Are the chances of x event occurring over course of a year and course of a day the same? I have a simple question I need answered to settle a debate with two concerned female friends.
Take this quote: "Of every 100 women whose partners use withdrawal, 4 will become pregnant each year if they always do it correctly."
Does this mean that the chance of becoming pregnant from any single instance of intercourse using withdrawal is also 4 of 100, 4%?
I think the answer is no. My friends say yes.
As a simple counter-example, the chance of flipping a coin and landing heads at least once over the course of two flips is 75%:
TT
TH
HT
HH
Whereas the chance of landing heads with a single flip is 50%. Clearly the chance of a heads in a single event is lower than the chance over x events (where x is greater than 1).
Who is right?
 A: So, if a random couple has sex $N$ times a year, and the probability each time that the woman gets pregnant is $p$, then the probability that she won't get pregnant is $(1-p)^N$. So if the probability that she gets pregnant in a year is 4%, then the probability not is $0.96$, and $p=1-\sqrt[N]{0.96}$.
It's more complicated if $N$ itself is a random variable - assuming uniformity in the space makes it somewhat easier.
For example, if 4% have sex every day, and the rest have sex 39 times a year, the couples average 52 sex acts per couple, but the value of $p$ changes, because those 4% are very much more likely to get pregnant.
So using this statistic really only gives you some vague area of estimating the probability of pregnancy in any individual sex act.
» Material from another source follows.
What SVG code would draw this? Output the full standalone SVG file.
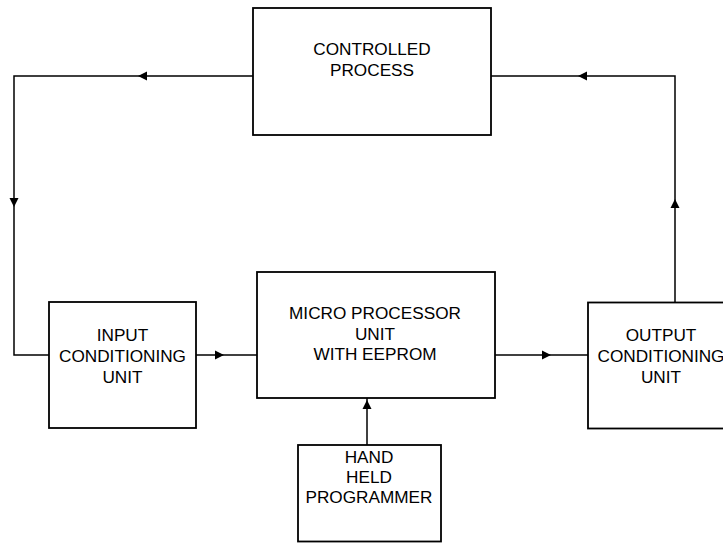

Ultimately, each paper might mean a different thing here, and you'd have to read more details to find out what they actually meant. But they should never mean that each sex act has a 4% chance of pregnancy, unless they are specifically dealing with a sample where couples only have sex once a year.
A: I think the intent is that if they live with their partners regularly during the year, then 4 of 100 will become pregnant.
In other words, let's say regular life means 1 times a week, with approximately 52 weeks a year. Then, of 1 woman participates in $52$ acts a year, so 4 out of 100 is
$$
\frac{4}{100 \cdot 52} = \frac{1}{1300} \approx 0.0769 \%,
$$
and that is probability of getting pregnant in one single act.